Regarding relevance, in order to be eligible for registration as an OLAC archive:
The metadata repository must catalog language resources.
Regarding the granularity of repositories, a repository is meant to catalog all the holdings of an archive, rather than having separate repositories for each of the collections within an archive. Thus,
A given institution or individual should typically publish the metadata for all its resources in a single repository.
An exception is appropriate when distinct collections are managed in separate databases and thus require distinct software for implementing separate repositories.
Regarding the granularity of the records in a repository, the basic guideline is this:
A metadata repository should not degrade the "signal-to-noise ratio" for language resource discovery.
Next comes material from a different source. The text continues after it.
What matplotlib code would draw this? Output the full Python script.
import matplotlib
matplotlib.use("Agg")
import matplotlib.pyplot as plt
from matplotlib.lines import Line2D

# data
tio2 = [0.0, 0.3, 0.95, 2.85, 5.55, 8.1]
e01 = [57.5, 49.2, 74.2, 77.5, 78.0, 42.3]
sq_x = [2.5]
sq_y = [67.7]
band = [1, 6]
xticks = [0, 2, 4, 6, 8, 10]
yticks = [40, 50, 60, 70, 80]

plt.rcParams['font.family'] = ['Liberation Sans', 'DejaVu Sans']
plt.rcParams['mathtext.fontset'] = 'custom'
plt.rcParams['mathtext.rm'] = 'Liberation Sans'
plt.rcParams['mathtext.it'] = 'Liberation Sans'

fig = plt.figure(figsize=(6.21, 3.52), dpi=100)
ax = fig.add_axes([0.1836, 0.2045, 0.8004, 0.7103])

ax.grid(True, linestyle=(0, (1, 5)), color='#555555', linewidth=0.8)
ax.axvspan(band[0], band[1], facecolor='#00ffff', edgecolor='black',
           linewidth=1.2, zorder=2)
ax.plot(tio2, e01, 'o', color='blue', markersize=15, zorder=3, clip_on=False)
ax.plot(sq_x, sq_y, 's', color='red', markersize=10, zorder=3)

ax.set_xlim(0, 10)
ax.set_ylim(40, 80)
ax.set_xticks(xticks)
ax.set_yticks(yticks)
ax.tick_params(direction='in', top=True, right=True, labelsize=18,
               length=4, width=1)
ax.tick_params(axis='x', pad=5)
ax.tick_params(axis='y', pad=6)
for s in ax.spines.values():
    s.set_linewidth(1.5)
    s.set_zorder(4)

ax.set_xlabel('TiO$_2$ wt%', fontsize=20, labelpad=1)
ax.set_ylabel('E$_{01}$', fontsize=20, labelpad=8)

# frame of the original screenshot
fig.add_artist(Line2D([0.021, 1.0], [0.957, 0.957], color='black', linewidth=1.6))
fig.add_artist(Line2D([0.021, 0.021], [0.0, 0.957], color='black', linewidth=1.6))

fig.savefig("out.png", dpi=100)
For instance, if a repository lists separate metadata records for all the computer files that comprise the documentation of a single linguistic event, then the effectiveness of searching will be degraded by all the duplicate records for the same documented event. Rather, the individual files should be listed as related components in a single metadata record. Similarly, if a repository lists separate metadata records for each of the 500 texts that make up a single corpus for a given language, then users searching for resources about that language will be swamped by 500 records for the same resource that will obscure the records for other resources that might be available. Rather, there should be one metadata record for the corpus as a whole, containing a link to the index on the host site that will allow interested users to explore the 500 texts.